## AIM OF THE TASK:
The records that follow are to be transcribed in full, without their images.

## MATERIAL FOR THIS TASK:
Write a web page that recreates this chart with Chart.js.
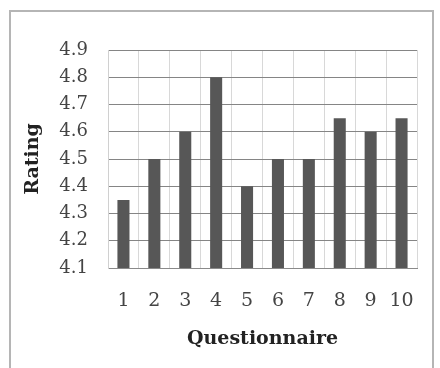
<!DOCTYPE html>
<html>
<head>
<meta charset="utf-8">
<script src="https://cdn.jsdelivr.net/npm/chart.js@4/dist/chart.umd.min.js"></script>
<style>
html,body{margin:0;padding:0;background:#fff;}
#wrap{position:relative;width:440px;height:368px;}
</style>
</head>
<body>
<div id="wrap"><canvas id="c" width="440" height="368"></canvas></div>
<script>
const categories = ['1','2','3','4','5','6','7','8','9','10'];
const ratings = [4.35, 4.5, 4.6, 4.8, 4.4, 4.5, 4.5, 4.65, 4.6, 4.65];
const yTicks = [4.1, 4.2, 4.3, 4.4, 4.5, 4.6, 4.7, 4.8, 4.9];
const xTitle = 'Questionnaire';
const yTitle = 'Rating';

const frame = {
  id: 'frame',
  beforeDraw(chart) {
    const ctx = chart.ctx;
    ctx.save();
    ctx.fillStyle = '#fff';
    ctx.fillRect(0, 0, chart.width, chart.height);
    ctx.strokeStyle = '#b5b5b5';
    ctx.lineWidth = 2;
    ctx.strokeRect(10, 11, 423, 400);
    ctx.restore();
  }
};

new Chart(document.getElementById('c'), {
  type: 'bar',
  data: {
    labels: categories,
    datasets: [{
      data: ratings,
      backgroundColor: '#575757',
      borderWidth: 0,
      categoryPercentage: 1,
      barPercentage: 0.39
    }]
  },
  options: {
    responsive: false,
    animation: false,
    devicePixelRatio: 1,
    layout: { padding: { top: 50, right: 23, left: 0, bottom: 0 } },
    plugins: { legend: { display: false }, tooltip: { enabled: false } },
    scales: {
      x: {
        afterFit(s) { s.height = 100; },
        grid: { color: '#d8d8d8', lineWidth: 1, drawTicks: false, offset: true },
        border: { color: '#8a8a8a', width: 1 },
        ticks: { color: '#444', padding: 22, font: { family: 'DejaVu Serif', size: 19 } },
        title: { display: true, text: xTitle, color: '#222', padding: { top: 0, bottom: 18 }, font: { family: 'DejaVu Serif', size: 19, weight: 'bold' } }
      },
      y: {
        min: 4.1, max: 4.9,
        afterFit(s) { s.width = 108; },
        afterBuildTicks(s) { s.ticks = yTicks.map(v => ({ value: v })); },
        grid: { color: '#858585', lineWidth: 1, drawTicks: false },
        border: { color: '#d0d0d0', width: 1 },
        ticks: { color: '#444', padding: 20, font: { family: 'DejaVu Serif', size: 18 }, callback: v => Number(v).toFixed(1) },
        title: { display: true, text: yTitle, color: '#222', padding: { top: 22 }, font: { family: 'DejaVu Serif', size: 19, weight: 'bold' } }
      }
    }
  },
  plugins: [frame]
});
</script>
</body>
</html>
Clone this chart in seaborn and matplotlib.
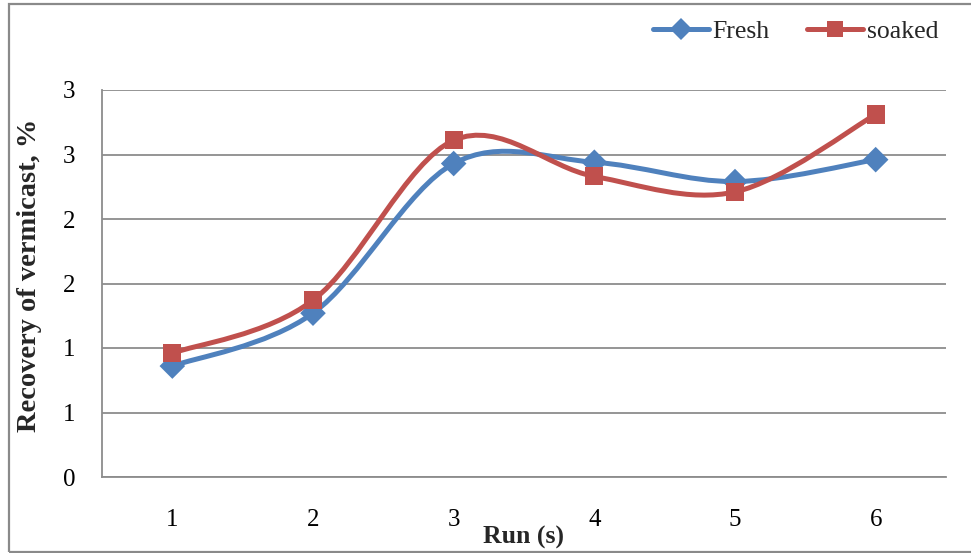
import numpy as np
import pandas as pd
import seaborn as sns
import matplotlib
matplotlib.use("Agg")
import matplotlib.pyplot as plt
from matplotlib.path import Path
from matplotlib.patches import PathPatch, Rectangle
from matplotlib.lines import Line2D
from matplotlib.ticker import FixedLocator, FuncFormatter

# Recovery of vermicast per run
runs = [1, 2, 3, 4, 5, 6]
fresh = [0.86, 1.27, 2.43, 2.44, 2.29, 2.46]
soaked = [0.96, 1.37, 2.61, 2.33, 2.21, 2.81]
series_names = ["Fresh", "soaked"]
y_ticks = [0.0, 0.5, 1.0, 1.5, 2.0, 2.5, 3.0]

BLUE = "#4F81BD"
RED = "#C0504D"
GRID = "#8C8C8C"

df = pd.DataFrame({
    "Run": runs * 2,
    "Recovery": fresh + soaked,
    "Series": [series_names[0]] * len(runs) + [series_names[1]] * len(runs),
})

sns.set_theme(style="white")
plt.rcParams["font.family"] = ["Liberation Serif", "DejaVu Serif"]

fig = plt.figure(figsize=(9.71, 5.53), dpi=100)
ax = fig.add_axes([102 / 971, 1 - 477 / 553, 844 / 971, 387 / 553])


def smooth_path(xs, ys):
    """Cubic Bezier path through the points (Catmull-Rom style tangents)."""
    pts = np.column_stack([xs, ys]).astype(float)
    n = len(pts)
    verts = [pts[0]]
    codes = [Path.MOVETO]
    for i in range(n - 1):
        p0 = pts[i - 1] if i > 0 else pts[i]
        p1 = pts[i]
        p2 = pts[i + 1]
        p3 = pts[i + 2] if i + 2 < n else pts[i + 1]
        c1 = p1 + (p2 - p0) / 6.0
        c2 = p2 - (p3 - p1) / 6.0
        verts += [c1, c2, p2]
        codes += [Path.CURVE4] * 3
    return Path(verts, codes)


# Smoothed connecting curves
for vals, col in [(fresh, BLUE), (soaked, RED)]:
    ax.add_patch(PathPatch(smooth_path(runs, vals), facecolor="none",
                           edgecolor=col, lw=3.6, capstyle="round",
                           joinstyle="round", zorder=3))

# Markers
sns.scatterplot(data=df, x="Run", y="Recovery", hue="Series", style="Series",
                markers={"Fresh": "D", "soaked": "s"},
                palette={"Fresh": BLUE, "soaked": RED},
                s=170, linewidth=0, legend=False, ax=ax, zorder=4)

ax.set_xlim(0.5, 6.5)
ax.set_ylim(0, 3.0)
ax.set_xticks(runs)
ax.set_xticklabels([str(r) for r in runs])
ax.yaxis.set_major_locator(FixedLocator(y_ticks))
ax.yaxis.set_major_formatter(FuncFormatter(lambda v, p: "%d" % int(np.floor(v + 0.5))))
ax.grid(axis="y", color=GRID, lw=1.3)
ax.set_axisbelow(True)
for side in ["top", "right"]:
    ax.spines[side].set_visible(False)
for side in ["left", "bottom"]:
    ax.spines[side].set_color(GRID)
    ax.spines[side].set_linewidth(1.3)
ax.tick_params(axis="both", length=0, labelsize=18, colors="black")
ax.tick_params(axis="y", pad=19)
ax.tick_params(axis="x", pad=23)

ax.set_xlabel("Run (s)", fontsize=18.5, fontweight="bold")
ax.xaxis.set_label_coords((523 - 102) / 844, (477 - 537) / 387)
ax.xaxis.label.set_va("center")
ax.set_ylabel("Recovery of vermicast, %", fontsize=20.5, fontweight="bold")
ax.yaxis.set_label_coords((30 - 102) / 844, (477 - 275) / 387)
ax.yaxis.label.set_va("center")

handles = [
    Line2D([], [], color=BLUE, lw=3.6, marker="D", markersize=11, markeredgewidth=0),
    Line2D([], [], color=RED, lw=3.6, marker="s", markersize=12, markeredgewidth=0),
]
fig.legend(handles, series_names, loc="center right",
           bbox_to_anchor=(938 / 971, 1 - 32 / 553), ncol=2, frameon=False,
           fontsize=18.5, handlelength=2.2, handletextpad=0.12, columnspacing=1.45,
           borderaxespad=0, borderpad=0)

# Chart frame (runs past the right edge of the image)
fig.patches.append(Rectangle((8.5 / 971, 1 - 551.5 / 553), 1.1, 547.5 / 553,
                             transform=fig.transFigure, fill=False,
                             edgecolor="#8A8A8A", lw=1.6, zorder=0))

fig.savefig("out.png", dpi=100, facecolor="white")
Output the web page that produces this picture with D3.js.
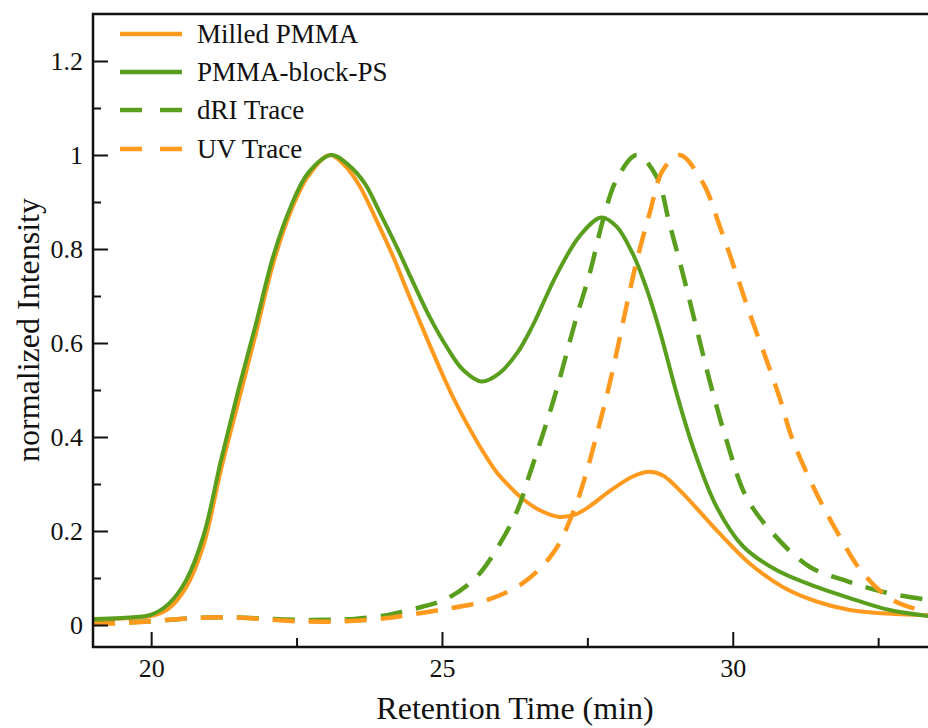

## ANSWER TO THIS PROBLEM:
Write a web page that recreates this chart with Chart.js.
<!DOCTYPE html>
<html>
<head>
<meta charset="utf-8">
<script src="https://cdn.jsdelivr.net/npm/chart.js@4/dist/chart.umd.min.js"></script>
<style>
html,body{margin:0;padding:0;background:#fff;}
#wrap{position:relative;width:440px;height:368px;}
</style>
</head>
<body>
<div id="wrap"><canvas id="c" width="440" height="368"></canvas></div>
<script>
const categories = ['1','2','3','4','5','6','7','8','9','10'];
const ratings = [4.35, 4.5, 4.6, 4.8, 4.4, 4.5, 4.5, 4.65, 4.6, 4.65];
const yTicks = [4.1, 4.2, 4.3, 4.4, 4.5, 4.6, 4.7, 4.8, 4.9];
const xTitle = 'Questionnaire';
const yTitle = 'Rating';

const frame = {
  id: 'frame',
  beforeDraw(chart) {
    const ctx = chart.ctx;
    ctx.save();
    ctx.fillStyle = '#fff';
    ctx.fillRect(0, 0, chart.width, chart.height);
    ctx.strokeStyle = '#b5b5b5';
    ctx.lineWidth = 2;
    ctx.strokeRect(10, 11, 423, 400);
    ctx.restore();
  }
};

new Chart(document.getElementById('c'), {
  type: 'bar',
  data: {
    labels: categories,
    datasets: [{
      data: ratings,
      backgroundColor: '#575757',
      borderWidth: 0,
      categoryPercentage: 1,
      barPercentage: 0.39
    }]
  },
  options: {
    responsive: false,
    animation: false,
    devicePixelRatio: 1,
    layout: { padding: { top: 50, right: 23, left: 0, bottom: 0 } },
    plugins: { legend: { display: false }, tooltip: { enabled: false } },
    scales: {
      x: {
        afterFit(s) { s.height = 100; },
        grid: { color: '#d8d8d8', lineWidth: 1, drawTicks: false, offset: true },
        border: { color: '#8a8a8a', width: 1 },
        ticks: { color: '#444', padding: 22, font: { family: 'DejaVu Serif', size: 19 } },
        title: { display: true, text: xTitle, color: '#222', padding: { top: 0, bottom: 18 }, font: { family: 'DejaVu Serif', size: 19, weight: 'bold' } }
      },
      y: {
        min: 4.1, max: 4.9,
        afterFit(s) { s.width = 108; },
        afterBuildTicks(s) { s.ticks = yTicks.map(v => ({ value: v })); },
        grid: { color: '#858585', lineWidth: 1, drawTicks: false },
        border: { color: '#d0d0d0', width: 1 },
        ticks: { color: '#444', padding: 20, font: { family: 'DejaVu Serif', size: 18 }, callback: v => Number(v).toFixed(1) },
        title: { display: true, text: yTitle, color: '#222', padding: { top: 22 }, font: { family: 'DejaVu Serif', size: 19, weight: 'bold' } }
      }
    }
  },
  plugins: [frame]
});
</script>
</body>
</html>
Clone this chart in seaborn and matplotlib.
import numpy as np
import pandas as pd
import seaborn as sns
import matplotlib
matplotlib.use("Agg")
import matplotlib.pyplot as plt
from matplotlib.path import Path
from matplotlib.patches import PathPatch, Rectangle
from matplotlib.lines import Line2D
from matplotlib.ticker import FixedLocator, FuncFormatter

# Recovery of vermicast per run
runs = [1, 2, 3, 4, 5, 6]
fresh = [0.86, 1.27, 2.43, 2.44, 2.29, 2.46]
soaked = [0.96, 1.37, 2.61, 2.33, 2.21, 2.81]
series_names = ["Fresh", "soaked"]
y_ticks = [0.0, 0.5, 1.0, 1.5, 2.0, 2.5, 3.0]

BLUE = "#4F81BD"
RED = "#C0504D"
GRID = "#8C8C8C"

df = pd.DataFrame({
    "Run": runs * 2,
    "Recovery": fresh + soaked,
    "Series": [series_names[0]] * len(runs) + [series_names[1]] * len(runs),
})

sns.set_theme(style="white")
plt.rcParams["font.family"] = ["Liberation Serif", "DejaVu Serif"]

fig = plt.figure(figsize=(9.71, 5.53), dpi=100)
ax = fig.add_axes([102 / 971, 1 - 477 / 553, 844 / 971, 387 / 553])


def smooth_path(xs, ys):
    """Cubic Bezier path through the points (Catmull-Rom style tangents)."""
    pts = np.column_stack([xs, ys]).astype(float)
    n = len(pts)
    verts = [pts[0]]
    codes = [Path.MOVETO]
    for i in range(n - 1):
        p0 = pts[i - 1] if i > 0 else pts[i]
        p1 = pts[i]
        p2 = pts[i + 1]
        p3 = pts[i + 2] if i + 2 < n else pts[i + 1]
        c1 = p1 + (p2 - p0) / 6.0
        c2 = p2 - (p3 - p1) / 6.0
        verts += [c1, c2, p2]
        codes += [Path.CURVE4] * 3
    return Path(verts, codes)


# Smoothed connecting curves
for vals, col in [(fresh, BLUE), (soaked, RED)]:
    ax.add_patch(PathPatch(smooth_path(runs, vals), facecolor="none",
                           edgecolor=col, lw=3.6, capstyle="round",
                           joinstyle="round", zorder=3))

# Markers
sns.scatterplot(data=df, x="Run", y="Recovery", hue="Series", style="Series",
                markers={"Fresh": "D", "soaked": "s"},
                palette={"Fresh": BLUE, "soaked": RED},
                s=170, linewidth=0, legend=False, ax=ax, zorder=4)

ax.set_xlim(0.5, 6.5)
ax.set_ylim(0, 3.0)
ax.set_xticks(runs)
ax.set_xticklabels([str(r) for r in runs])
ax.yaxis.set_major_locator(FixedLocator(y_ticks))
ax.yaxis.set_major_formatter(FuncFormatter(lambda v, p: "%d" % int(np.floor(v + 0.5))))
ax.grid(axis="y", color=GRID, lw=1.3)
ax.set_axisbelow(True)
for side in ["top", "right"]:
    ax.spines[side].set_visible(False)
for side in ["left", "bottom"]:
    ax.spines[side].set_color(GRID)
    ax.spines[side].set_linewidth(1.3)
ax.tick_params(axis="both", length=0, labelsize=18, colors="black")
ax.tick_params(axis="y", pad=19)
ax.tick_params(axis="x", pad=23)

ax.set_xlabel("Run (s)", fontsize=18.5, fontweight="bold")
ax.xaxis.set_label_coords((523 - 102) / 844, (477 - 537) / 387)
ax.xaxis.label.set_va("center")
ax.set_ylabel("Recovery of vermicast, %", fontsize=20.5, fontweight="bold")
ax.yaxis.set_label_coords((30 - 102) / 844, (477 - 275) / 387)
ax.yaxis.label.set_va("center")

handles = [
    Line2D([], [], color=BLUE, lw=3.6, marker="D", markersize=11, markeredgewidth=0),
    Line2D([], [], color=RED, lw=3.6, marker="s", markersize=12, markeredgewidth=0),
]
fig.legend(handles, series_names, loc="center right",
           bbox_to_anchor=(938 / 971, 1 - 32 / 553), ncol=2, frameon=False,
           fontsize=18.5, handlelength=2.2, handletextpad=0.12, columnspacing=1.45,
           borderaxespad=0, borderpad=0)

# Chart frame (runs past the right edge of the image)
fig.patches.append(Rectangle((8.5 / 971, 1 - 551.5 / 553), 1.1, 547.5 / 553,
                             transform=fig.transFigure, fill=False,
                             edgecolor="#8A8A8A", lw=1.6, zorder=0))

fig.savefig("out.png", dpi=100, facecolor="white")
Output the web page that produces this picture with D3.js.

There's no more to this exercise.